Drilling highlights included 36.5 metres (29.9 metres true width) grading 235 grams silver, half a gram gold, 4.8% lead, 5.8% zinc and 1% copper. The drilling also uncovered a fourth vein, Anticipada, with a 6.7-metre (true width) intercept grading 105 grams silver, 2.69 grams gold, 3.6% lead, 10.8% zinc and 0.2% copper.

Six drill rigs are operating — five from surface and one from underground — to pursue the possible extension of the new zone to the east by 700 metres and to the west by 300 metres.

Paspalas says that “as you peel the onion on this and go down the layers, you just keep thinking: ‘My God, this gets better and better.’”

Michael Curlook, MAG Silver’s vice-president of investor relations and communications, adds that finding the Deep zone with its wider widths has enormous implications for the project in terms of mining efficiencies and capital costs.

“It means that all of a sudden your mining efficiencies go up, because you don’t have to spend more capex to go lower,” Curlook says. “And you don’t have as much dilution because of the width. If there is enough tonnage you could have a second project and you don’t have to spend any more capex getting to it, and your IRR goes through the roof. So what you would have is a second project that has a lower cost than the [Bonanza zone] above it.”

Meanwhile, the Valdecanas vein on the joint-venture property extends onto the Jarillas vein on Fresnillo’s adjacent Saucito mining operation, 2 km away. Fresnillo commissioned Jarillas in 2014, so by the time Valdecanas moves into production in mid-2018, Fresnillo will have been mining Jarillas for over three years and better understand its attributes. 

Fresnillo has built mines for the last 130 years, and MAG Silver benefits from its experience. “You have one of the best assets on paper, for sure, a tier-one asset,” Paspalas, “that probably is being built by the best people on earth to build it.”

As far as its relationship with Fresnillo is concerned, the partnership is running smoothly. “We enjoy a really good relationship with Fresnillo now,” Paspalas says. “There was a bit of a speed bump when they attempted a hostile takeover in 2008. They’re doing a great job on the ground and are making great decisions, so we’re fortunate to have them as the operator.”

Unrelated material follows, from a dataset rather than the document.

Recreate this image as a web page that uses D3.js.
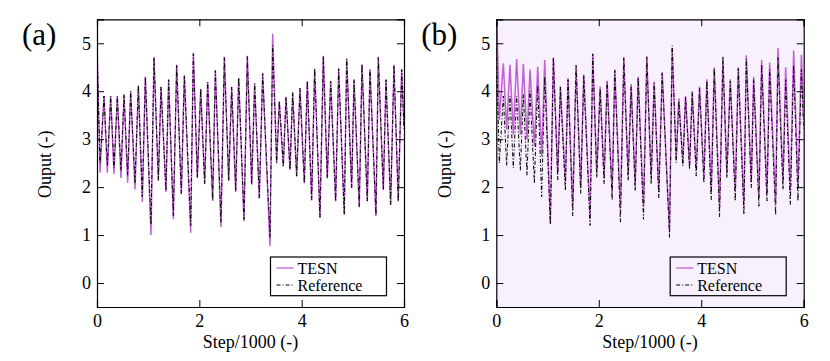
<!DOCTYPE html>
<html><head><meta charset="utf-8">
<script src="https://cdn.jsdelivr.net/npm/d3@7"></script>
<style>
html,body{margin:0;padding:0;background:#fff;}
svg{display:block;font-family:"Liberation Serif","DejaVu Serif",serif;}
text{font-family:"Liberation Serif","DejaVu Serif",serif;fill:#000;}
</style></head>
<body>
<svg id="chart" width="830" height="361"></svg>
<script>
// turning-point steps (shared by all series)
const steps = [0,59,137,202,267,332,397,469,528,599,658,743,808,886,945,1055,1114,1199,1251,1348,1400,1492,1557,1648,1707,1831,1883,1961,2027,2104,2163,2261,2313,2423,2489,2574,2632,2711,2769,2873,2938,3023,3081,3172,3238,3381,3433,3511,3563,3641,3694,3772,3824,3902,3967,4052,4110,4195,4254,4358,4423,4501,4567,4664,4723,4833,4880,4977,5023,5126,5179,5283,5335,5452,5498,5596,5648,5739,5804,5888,5955,6000];
// reference output
const refValues = [4.9,2.5,3.9,2.45,3.9,2.4,3.9,2.35,3.93,2.25,4.0,2.08,4.12,1.8,4.3,1.22,4.7,2.15,4.09,1.93,4.24,1.4,4.54,1.87,4.33,1.2,4.78,2.2,4.05,2.07,4.19,1.73,4.43,1.27,4.7,2.14,4.09,1.92,4.28,1.33,4.72,2.06,4.16,1.78,4.37,0.95,4.95,2.51,3.79,2.44,3.88,2.37,3.97,2.23,4.06,2.09,4.21,1.74,4.47,1.38,4.73,2.19,4.21,1.71,4.47,1.43,4.67,1.99,4.24,1.6,4.56,1.71,4.45,1.42,4.7,1.95,4.24,1.64,4.54,1.71,4.45,3.2];
// TESN output, panel (a)
const tesnAValues = [5.0,2.3,3.9,2.3,3.9,2.28,3.9,2.19,3.93,2.09,4.0,1.95,4.12,1.69,4.3,1.0,4.72,2.13,4.09,1.9,4.24,1.33,4.55,1.85,4.33,1.05,4.8,2.19,4.05,2.06,4.19,1.71,4.43,1.17,4.72,2.13,4.09,1.9,4.28,1.29,4.74,2.05,4.16,1.76,4.37,0.77,5.2,2.5,3.79,2.43,3.88,2.36,3.97,2.22,4.06,2.08,4.21,1.72,4.47,1.35,4.74,2.18,4.21,1.7,4.47,1.42,4.68,1.98,4.24,1.58,4.56,1.7,4.45,1.4,4.72,1.94,4.24,1.63,4.55,1.7,4.46,3.3];
// TESN output, panel (b)
const tesnBValues = [5.9,3.4,4.58,3.2,4.55,3.1,4.67,3.1,4.57,3.0,4.45,2.85,4.51,2.64,4.65,1.26,4.7,2.3,4.1,2.1,4.27,1.6,4.5,2.0,4.35,1.35,4.75,2.3,4.1,2.2,4.22,1.9,4.45,1.55,4.68,2.25,4.15,2.05,4.3,1.6,4.7,2.2,4.2,1.9,4.4,1.1,4.9,2.6,3.85,2.5,3.9,2.45,4.0,2.35,4.1,2.2,4.25,1.9,4.5,1.6,4.65,2.3,4.25,1.9,4.5,1.6,4.75,2.1,4.3,1.8,4.65,1.85,4.6,1.7,4.9,2.1,4.5,1.9,4.85,2.0,4.76,3.4];

const xTicks = [0,2,4,6];
const yTicks = [0,1,2,3,4,5];
const labels = ["(a)","(b)"];
const legendNames = ["TESN","Reference"];

const svg = d3.select("#chart");
const tesnColor = "#c060d2";
const serif = "'Liberation Serif','DejaVu Serif',serif";
const panels = [
  {left:97, right:404, label:labels[0], tesn:tesnAValues, bg:"#ffffff"},
  {left:496.3, right:803.7, label:labels[1], tesn:tesnBValues, bg:"#f8f0fc"}
];
const plotTop = 19.3, plotBottom = 307;

panels.forEach((p,i)=>{
  const x = d3.scaleLinear().domain([0,6]).range([p.left,p.right]);
  const y = d3.scaleLinear().domain([-0.5,5.5]).range([plotBottom,plotTop]);
  const g = svg.append("g");
  const cid = "clip"+i;
  svg.append("clipPath").attr("id",cid).append("rect")
    .attr("x",p.left).attr("y",plotTop).attr("width",p.right-p.left).attr("height",plotBottom-plotTop);
  g.append("rect").attr("x",p.left).attr("y",plotTop).attr("width",p.right-p.left).attr("height",plotBottom-plotTop)
    .attr("fill",p.bg);

  const line = d3.line().x((d)=>x(d[0]/1000)).y(d=>y(d[1]));
  const plot = g.append("g").attr("clip-path",`url(#${cid})`);
  plot.append("path").datum(steps.map((s,k)=>[s,p.tesn[k]]))
    .attr("d",line).attr("fill","none").attr("stroke",tesnColor).attr("stroke-width",1.5);
  plot.append("path").datum(steps.map((s,k)=>[s,refValues[k]]))
    .attr("d",line).attr("fill","none").attr("stroke","#000").attr("stroke-width",1)
    .attr("stroke-dasharray","4,2,1,2");

  const fmt = d3.format("d");
  const axB = d3.axisBottom(x).tickValues(xTicks).tickSize(-7).tickPadding(7).tickFormat(fmt);
  const axT = d3.axisTop(x).tickValues(xTicks).tickSize(-7).tickFormat("");
  const axL = d3.axisLeft(y).tickValues(yTicks).tickSize(-7).tickPadding(6).tickFormat(fmt);
  const axR = d3.axisRight(y).tickValues(yTicks).tickSize(-7).tickFormat("");
  [[axB,`translate(0,${plotBottom})`],[axT,`translate(0,${plotTop})`],[axL,`translate(${p.left},0)`],[axR,`translate(${p.right},0)`]]
  .forEach(([ax,tr])=>{
    const a = g.append("g").attr("transform",tr).call(ax).attr("font-family",serif);
    a.select(".domain").attr("stroke","#000").attr("stroke-width",1.2);
    a.selectAll(".tick line").attr("stroke","#000").attr("stroke-width",1);
    a.selectAll(".tick text").style("font-family",serif).style("font-size","18px").attr("fill","#000");
  });

  g.append("text").attr("x",(p.left+p.right)/2).attr("y",348).attr("text-anchor","middle")
    .style("font-family",serif).style("font-size","18px").text("Step/1000 (-)");
  g.append("text").attr("transform",`translate(${p.left-52},${(plotTop+plotBottom)/2+1}) rotate(-90)`)
    .attr("text-anchor","middle").attr("dy","0.35em").style("font-family",serif).style("font-size","18px").text("Ouput (-)");
  g.append("text").attr("x",p.left-75).attr("y",45).style("font-family",serif).style("font-size","31px").text(p.label);

  const lx = p.right-133.5, ly = 257, lw = 116, lh = 38.7;
  const lg = g.append("g");
  lg.append("rect").attr("x",lx).attr("y",ly).attr("width",lw).attr("height",lh)
    .attr("fill",p.bg).attr("stroke","#000").attr("stroke-width",1.2);
  const rows = [{name:legendNames[0],color:tesnColor,dash:null,w:1.3},{name:legendNames[1],color:"#000",dash:"4,2,1,2",w:1}];
  rows.forEach((r,k)=>{
    const yy = ly + 11 + k*17;
    lg.append("line").attr("x1",lx+6).attr("x2",lx+23).attr("y1",yy).attr("y2",yy)
      .attr("stroke",r.color).attr("stroke-width",r.w).attr("stroke-dasharray",r.dash);
    lg.append("text").attr("x",lx+27).attr("y",yy).attr("dy","0.35em").style("font-family",serif).style("font-size","16px").text(r.name);
  });
});
</script>
</body></html>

Over the last couple of years, the partners have built an access ramp to 3,200 metres deep, and expect it will reach the resource in the Valdecanas vein by year-end, or in early 2017. The decline is fully concrete-lined and floored. Stope development starts in 2017, and if all goes well, the mine could produce by mid-2018.

A construction decision could come in the next two months.

In addition to the infill drilling at Juanicipio, the joint venture has set aside US$5.2 million for an exploration program in 2017 that looks at other targets. MAG Silver has only drilled one target (which found Juancipio) of the six it has identified.

Capex for the mine is an estimated US$302 million. MAG Silver’s share is US$132 million. The company has spent US$13 million so far and has US$119 million left.

MAG Silver is well funded to pay its share, management says, with US$141 million in the bank, and no debt.

Twelve research analysts are covering the company, and it has an average $23.11-per-share target price.

At press time the company’s shares traded at $17.84 apiece, within a 52-week trading range of $8.67 to $23.32.